Regarding the ethics complaint, the state commission determined Bunn made 1,433 violations of the ethics laws and faced up to a $1,000 fine for each violation as well as a fine for as much as double the value of the improper benefits. The commission also removed 1,334 of the charges made against Bunn. Bunn had reimbursed the state for many of the personal expenses and returned the state car and state cell phone after the improprieties were discovered by The Oregonian newspaper. Some of the long-distance phone calls at issue were to his ex-wife, who also worked for the Department of Education in the same building as Bunn. There was also a charge he used his office to get a free trip to Los Angeles for his daughter. He drew further scrutiny when he mailed his defense of the allegations to state legislators using state funds and letterhead, which led to another ethics complaint.
Bunn did not accept the findings of the commission, so the commission sued to enforce the findings in court. While the legal action was in progress, the ethics commission decided to pursue the allegations against Bunn concerning the free trip for his daughter, but declined to investigate the mailing incident. Ultimately, Bunn and the ethics commission reached a settlement on all the allegations with Bunn paying $25,000 to the commission. Federal judge Robert E. Jones mediated the settlement where Bunn did not admit to any violations, and the $25,000 could not be characterized as a penalty.

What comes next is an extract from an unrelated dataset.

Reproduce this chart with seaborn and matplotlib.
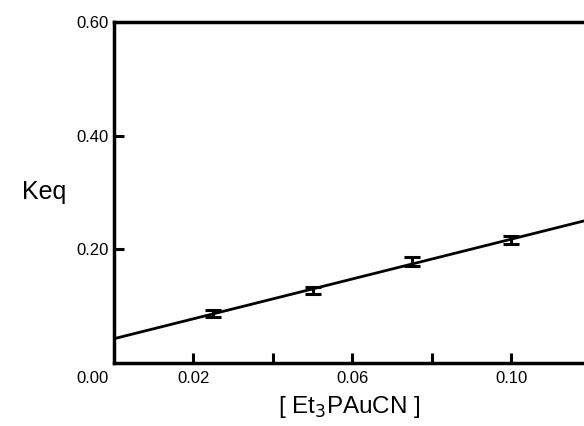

In March 2002, he filed to run for re-election to his office while the ethics case against him was still pending. Bunn was optimistic the investigation would exonerate him and that voters would focus on his record instead of the ethics issues. He ran against State Senator Susan Castillo and Rob Kremer in the May primary, and finished a distant third to Castillo with 114,203 votes to her 406,247. Castillo won enough votes to avoid a runoff in the November general election and took over for Bunn on January 5, 2003.
Bunn married Mary and they had two children: his son Michael and daughter Kristine. The couple divorced in 1991, and Stan did not remarry, but maintained joint-custody of the children. As of 2002, Bunn lived in Newberg. There he taught law and government at George Fox University for five years.